Jones Development delivered the 99,750-square-foot, tri-temperature build-to-suit, with roughly 22,680 square feet of freezer space designed to reach -10°F, 43,050 square feet of cooler space designed for 35°F and about 26,350 square feet of ambient storage, plus office space, according to Jones Development. The site is positioned within about 60 miles of Hartsfield-Jackson Atlanta International Airport. Hungryroot, an AI-driven grocery and meal-delivery platform, has leased the entire building and will use it as a mission-critical node in its national logistics network.

Why investors are chasing cold storage

Institutional appetite for modern cold-storage assets remains strong because these properties pair durable, grocery-backed tenancy with technical barriers to entry, according to CBRE. That combination helps explain why private buyers such as LM Real Estate Partners are paying for purpose-built refrigerated warehouses in gateway and last-mile corridors, as modern tri-temperature facilities are increasingly scarce, and therefore valuable, in dense consumer markets.
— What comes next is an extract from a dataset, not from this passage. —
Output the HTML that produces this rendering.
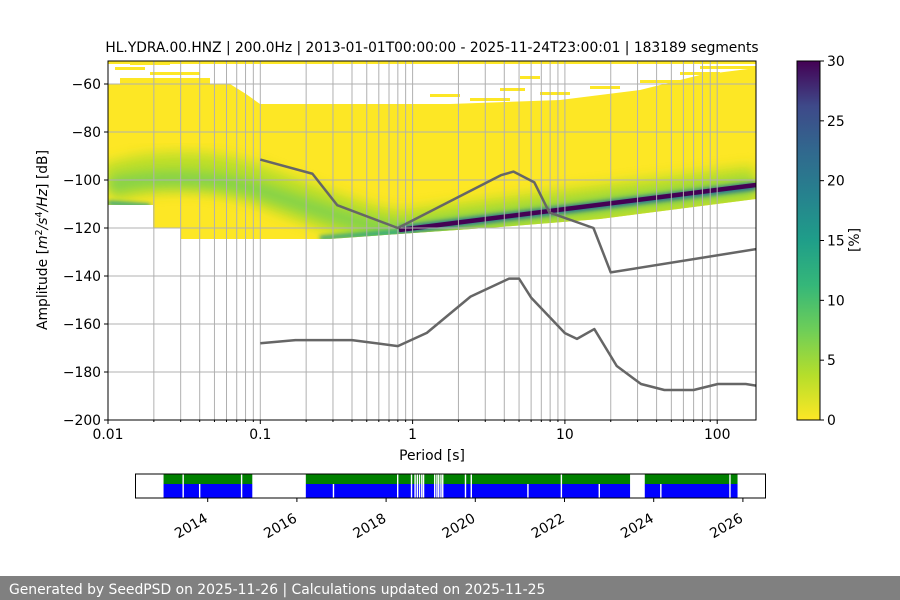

The Hiram purchase adds a purpose-built, tri-temperature distribution hub to the northwest Atlanta market and underscores how specialized logistics, from refrigeration systems to reinforced slabs and material-handling infrastructure, are becoming decisive in deal underwriting. For Atlanta-area logistics, the deal is a clear reminder that temperature-controlled real estate now sits at the core of the supply chain for online grocers and meal-delivery services.